Skipping all pictures, set down the lines of the listing from the first through the one with "(0,0) rectangle (1337,800);".
## BEGIN Information provided
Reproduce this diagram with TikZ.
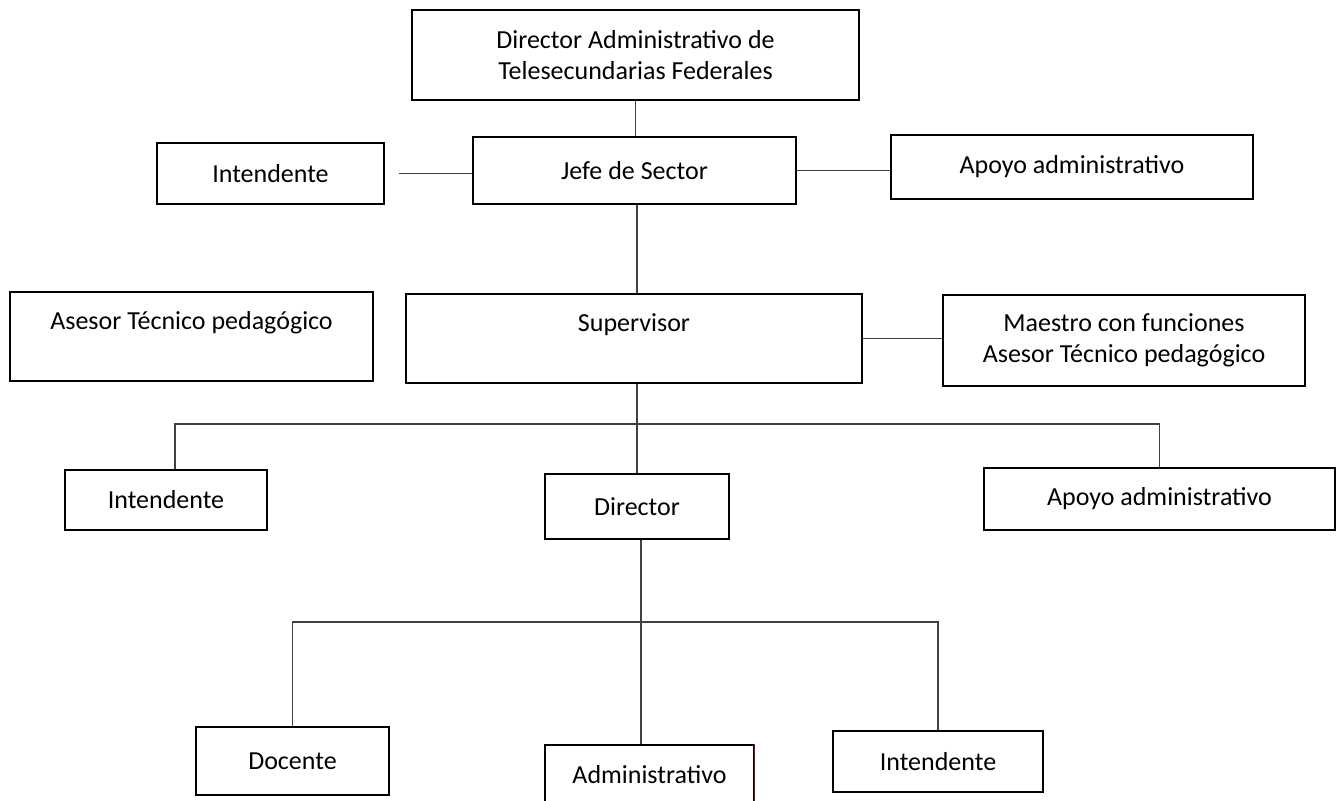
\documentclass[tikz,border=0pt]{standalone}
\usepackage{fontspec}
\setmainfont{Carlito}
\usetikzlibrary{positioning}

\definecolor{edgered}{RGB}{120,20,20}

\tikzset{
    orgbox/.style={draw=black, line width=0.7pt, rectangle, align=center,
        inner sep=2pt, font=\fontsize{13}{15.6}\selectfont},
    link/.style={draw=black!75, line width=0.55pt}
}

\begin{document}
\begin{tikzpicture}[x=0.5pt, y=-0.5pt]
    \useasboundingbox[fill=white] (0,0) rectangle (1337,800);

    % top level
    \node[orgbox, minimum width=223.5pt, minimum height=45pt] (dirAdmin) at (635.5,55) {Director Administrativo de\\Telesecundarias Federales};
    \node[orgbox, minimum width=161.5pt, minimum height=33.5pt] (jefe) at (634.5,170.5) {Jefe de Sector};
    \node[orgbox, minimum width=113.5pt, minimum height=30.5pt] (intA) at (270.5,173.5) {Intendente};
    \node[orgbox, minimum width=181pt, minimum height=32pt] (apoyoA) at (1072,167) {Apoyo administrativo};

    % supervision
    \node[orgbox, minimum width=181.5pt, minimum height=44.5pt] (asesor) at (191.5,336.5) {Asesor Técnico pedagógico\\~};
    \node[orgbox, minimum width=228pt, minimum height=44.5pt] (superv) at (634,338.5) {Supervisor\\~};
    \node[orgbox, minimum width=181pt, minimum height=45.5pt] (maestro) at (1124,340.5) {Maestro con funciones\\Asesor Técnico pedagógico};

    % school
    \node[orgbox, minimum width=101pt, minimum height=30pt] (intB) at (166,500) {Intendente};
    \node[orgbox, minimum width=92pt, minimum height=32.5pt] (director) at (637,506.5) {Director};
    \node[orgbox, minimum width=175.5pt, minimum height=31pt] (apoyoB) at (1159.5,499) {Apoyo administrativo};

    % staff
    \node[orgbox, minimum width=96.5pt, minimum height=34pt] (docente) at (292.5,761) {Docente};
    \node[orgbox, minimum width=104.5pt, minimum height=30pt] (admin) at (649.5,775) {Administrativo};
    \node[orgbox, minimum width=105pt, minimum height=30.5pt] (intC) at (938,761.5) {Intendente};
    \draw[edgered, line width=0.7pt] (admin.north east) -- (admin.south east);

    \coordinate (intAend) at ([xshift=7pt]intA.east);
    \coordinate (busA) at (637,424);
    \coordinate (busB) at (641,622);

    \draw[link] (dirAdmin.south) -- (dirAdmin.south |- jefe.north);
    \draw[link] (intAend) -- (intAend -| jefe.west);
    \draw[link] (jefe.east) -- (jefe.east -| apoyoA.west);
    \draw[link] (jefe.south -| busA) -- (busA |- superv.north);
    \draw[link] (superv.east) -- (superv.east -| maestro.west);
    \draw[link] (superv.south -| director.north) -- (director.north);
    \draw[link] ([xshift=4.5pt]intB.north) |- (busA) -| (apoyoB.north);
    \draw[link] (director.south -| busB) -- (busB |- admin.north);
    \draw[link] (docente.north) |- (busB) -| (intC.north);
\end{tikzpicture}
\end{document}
## END Information provided
_Output for this task_:
Reproduce this diagram with TikZ.
\documentclass[tikz,border=0pt]{standalone}
\usepackage{fontspec}
\setmainfont{Carlito}
\usetikzlibrary{positioning}

\definecolor{edgered}{RGB}{120,20,20}

\tikzset{
    orgbox/.style={draw=black, line width=0.7pt, rectangle, align=center,
        inner sep=2pt, font=\fontsize{13}{15.6}\selectfont},
    link/.style={draw=black!75, line width=0.55pt}
}

\begin{document}
\begin{tikzpicture}[x=0.5pt, y=-0.5pt]
    \useasboundingbox[fill=white] (0,0) rectangle (1337,800);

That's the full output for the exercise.